» **DATASET CONTENT**
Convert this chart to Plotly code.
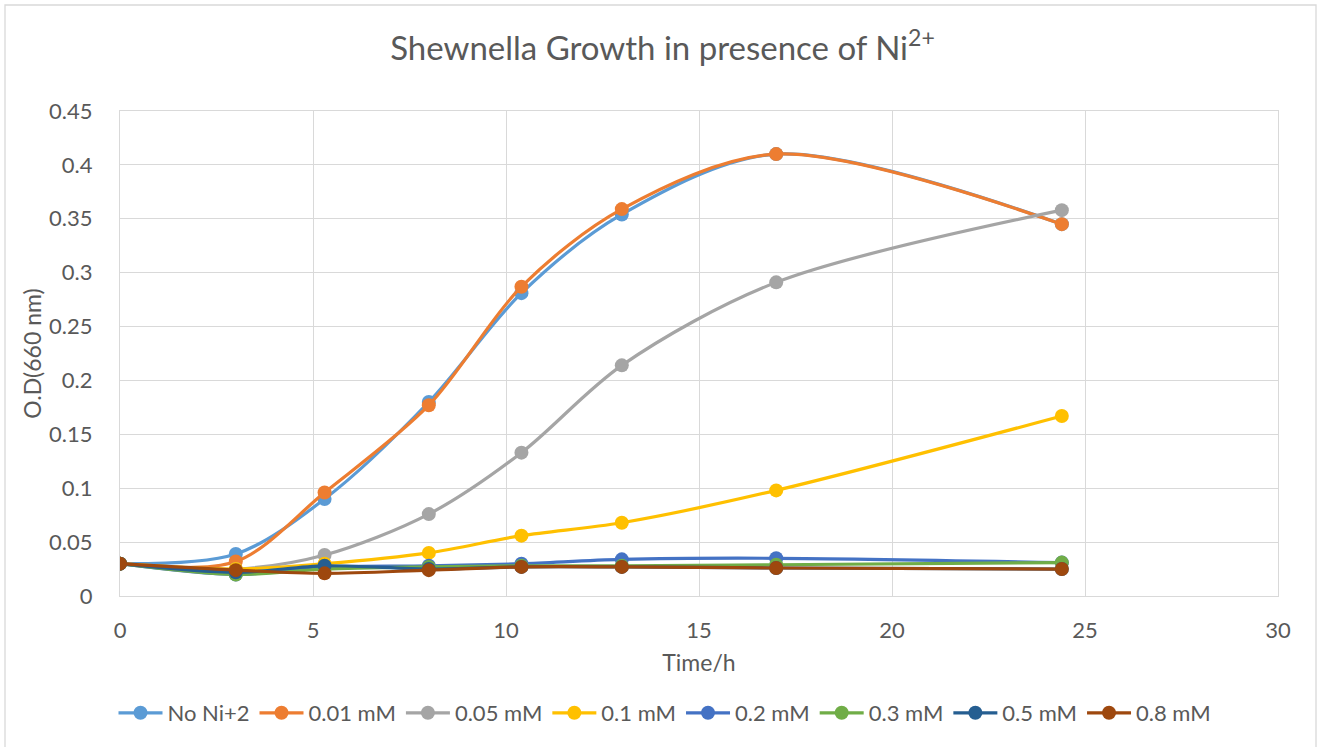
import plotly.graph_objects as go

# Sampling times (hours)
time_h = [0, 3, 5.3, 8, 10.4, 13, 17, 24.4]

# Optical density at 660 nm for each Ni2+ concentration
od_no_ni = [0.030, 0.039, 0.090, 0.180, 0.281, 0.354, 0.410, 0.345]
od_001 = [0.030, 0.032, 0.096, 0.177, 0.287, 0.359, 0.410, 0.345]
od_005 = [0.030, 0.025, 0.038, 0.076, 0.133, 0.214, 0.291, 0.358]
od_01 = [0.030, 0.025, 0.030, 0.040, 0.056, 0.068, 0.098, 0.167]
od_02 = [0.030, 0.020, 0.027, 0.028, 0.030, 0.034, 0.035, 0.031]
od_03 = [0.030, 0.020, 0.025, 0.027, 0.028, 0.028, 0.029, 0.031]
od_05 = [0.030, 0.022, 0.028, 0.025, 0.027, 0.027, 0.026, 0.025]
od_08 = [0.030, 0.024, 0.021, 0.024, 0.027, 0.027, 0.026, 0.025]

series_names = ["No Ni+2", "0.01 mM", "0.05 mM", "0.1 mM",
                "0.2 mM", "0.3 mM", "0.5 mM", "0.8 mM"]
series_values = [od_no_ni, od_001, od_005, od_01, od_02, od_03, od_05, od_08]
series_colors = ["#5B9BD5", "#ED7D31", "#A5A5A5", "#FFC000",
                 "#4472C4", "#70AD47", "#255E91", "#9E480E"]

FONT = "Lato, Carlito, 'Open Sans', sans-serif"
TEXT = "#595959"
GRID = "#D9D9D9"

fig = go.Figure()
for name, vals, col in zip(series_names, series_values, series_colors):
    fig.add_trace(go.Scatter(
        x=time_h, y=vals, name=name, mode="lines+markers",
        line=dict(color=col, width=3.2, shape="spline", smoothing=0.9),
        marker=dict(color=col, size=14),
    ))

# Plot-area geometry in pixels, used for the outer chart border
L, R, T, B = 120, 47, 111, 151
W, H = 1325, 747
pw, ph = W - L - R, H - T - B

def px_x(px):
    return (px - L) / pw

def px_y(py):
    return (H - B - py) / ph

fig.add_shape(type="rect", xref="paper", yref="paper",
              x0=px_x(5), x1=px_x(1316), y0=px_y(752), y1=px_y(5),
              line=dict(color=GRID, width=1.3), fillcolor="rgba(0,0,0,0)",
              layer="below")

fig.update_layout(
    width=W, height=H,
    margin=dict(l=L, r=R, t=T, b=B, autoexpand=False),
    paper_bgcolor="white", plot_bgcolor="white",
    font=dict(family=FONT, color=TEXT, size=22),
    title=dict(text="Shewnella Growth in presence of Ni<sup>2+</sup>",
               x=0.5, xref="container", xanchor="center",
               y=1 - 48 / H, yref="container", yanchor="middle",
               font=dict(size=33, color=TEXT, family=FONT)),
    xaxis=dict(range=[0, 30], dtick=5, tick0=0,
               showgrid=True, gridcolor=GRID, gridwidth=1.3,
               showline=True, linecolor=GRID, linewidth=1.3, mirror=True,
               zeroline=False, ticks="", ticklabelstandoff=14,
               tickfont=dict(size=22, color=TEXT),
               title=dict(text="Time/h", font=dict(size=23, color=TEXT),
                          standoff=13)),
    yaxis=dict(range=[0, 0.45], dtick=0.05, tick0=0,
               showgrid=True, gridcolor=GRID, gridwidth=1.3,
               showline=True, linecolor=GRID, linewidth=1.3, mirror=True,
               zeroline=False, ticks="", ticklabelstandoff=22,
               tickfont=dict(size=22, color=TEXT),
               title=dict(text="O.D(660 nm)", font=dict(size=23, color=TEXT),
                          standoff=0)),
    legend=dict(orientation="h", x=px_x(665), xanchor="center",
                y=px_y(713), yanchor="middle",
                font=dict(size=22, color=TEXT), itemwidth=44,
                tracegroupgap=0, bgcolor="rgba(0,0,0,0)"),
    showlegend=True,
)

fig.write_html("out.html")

» **REQUIREMENT**
Copy out the whole listing exactly, and don't carry over any pictures.

» **WRITTEN ANSWER**
Convert this chart to Plotly code.
import plotly.graph_objects as go

# Sampling times (hours)
time_h = [0, 3, 5.3, 8, 10.4, 13, 17, 24.4]

# Optical density at 660 nm for each Ni2+ concentration
od_no_ni = [0.030, 0.039, 0.090, 0.180, 0.281, 0.354, 0.410, 0.345]
od_001 = [0.030, 0.032, 0.096, 0.177, 0.287, 0.359, 0.410, 0.345]
od_005 = [0.030, 0.025, 0.038, 0.076, 0.133, 0.214, 0.291, 0.358]
od_01 = [0.030, 0.025, 0.030, 0.040, 0.056, 0.068, 0.098, 0.167]
od_02 = [0.030, 0.020, 0.027, 0.028, 0.030, 0.034, 0.035, 0.031]
od_03 = [0.030, 0.020, 0.025, 0.027, 0.028, 0.028, 0.029, 0.031]
od_05 = [0.030, 0.022, 0.028, 0.025, 0.027, 0.027, 0.026, 0.025]
od_08 = [0.030, 0.024, 0.021, 0.024, 0.027, 0.027, 0.026, 0.025]

series_names = ["No Ni+2", "0.01 mM", "0.05 mM", "0.1 mM",
                "0.2 mM", "0.3 mM", "0.5 mM", "0.8 mM"]
series_values = [od_no_ni, od_001, od_005, od_01, od_02, od_03, od_05, od_08]
series_colors = ["#5B9BD5", "#ED7D31", "#A5A5A5", "#FFC000",
                 "#4472C4", "#70AD47", "#255E91", "#9E480E"]

FONT = "Lato, Carlito, 'Open Sans', sans-serif"
TEXT = "#595959"
GRID = "#D9D9D9"

fig = go.Figure()
for name, vals, col in zip(series_names, series_values, series_colors):
    fig.add_trace(go.Scatter(
        x=time_h, y=vals, name=name, mode="lines+markers",
        line=dict(color=col, width=3.2, shape="spline", smoothing=0.9),
        marker=dict(color=col, size=14),
    ))

# Plot-area geometry in pixels, used for the outer chart border
L, R, T, B = 120, 47, 111, 151
W, H = 1325, 747
pw, ph = W - L - R, H - T - B

def px_x(px):
    return (px - L) / pw

def px_y(py):
    return (H - B - py) / ph

fig.add_shape(type="rect", xref="paper", yref="paper",
              x0=px_x(5), x1=px_x(1316), y0=px_y(752), y1=px_y(5),
              line=dict(color=GRID, width=1.3), fillcolor="rgba(0,0,0,0)",
              layer="below")

fig.update_layout(
    width=W, height=H,
    margin=dict(l=L, r=R, t=T, b=B, autoexpand=False),
    paper_bgcolor="white", plot_bgcolor="white",
    font=dict(family=FONT, color=TEXT, size=22),
    title=dict(text="Shewnella Growth in presence of Ni<sup>2+</sup>",
               x=0.5, xref="container", xanchor="center",
               y=1 - 48 / H, yref="container", yanchor="middle",
               font=dict(size=33, color=TEXT, family=FONT)),
    xaxis=dict(range=[0, 30], dtick=5, tick0=0,
               showgrid=True, gridcolor=GRID, gridwidth=1.3,
               showline=True, linecolor=GRID, linewidth=1.3, mirror=True,
               zeroline=False, ticks="", ticklabelstandoff=14,
               tickfont=dict(size=22, color=TEXT),
               title=dict(text="Time/h", font=dict(size=23, color=TEXT),
                          standoff=13)),
    yaxis=dict(range=[0, 0.45], dtick=0.05, tick0=0,
               showgrid=True, gridcolor=GRID, gridwidth=1.3,
               showline=True, linecolor=GRID, linewidth=1.3, mirror=True,
               zeroline=False, ticks="", ticklabelstandoff=22,
               tickfont=dict(size=22, color=TEXT),
               title=dict(text="O.D(660 nm)", font=dict(size=23, color=TEXT),
                          standoff=0)),
    legend=dict(orientation="h", x=px_x(665), xanchor="center",
                y=px_y(713), yanchor="middle",
                font=dict(size=22, color=TEXT), itemwidth=44,
                tracegroupgap=0, bgcolor="rgba(0,0,0,0)"),
    showlegend=True,
)

fig.write_html("out.html")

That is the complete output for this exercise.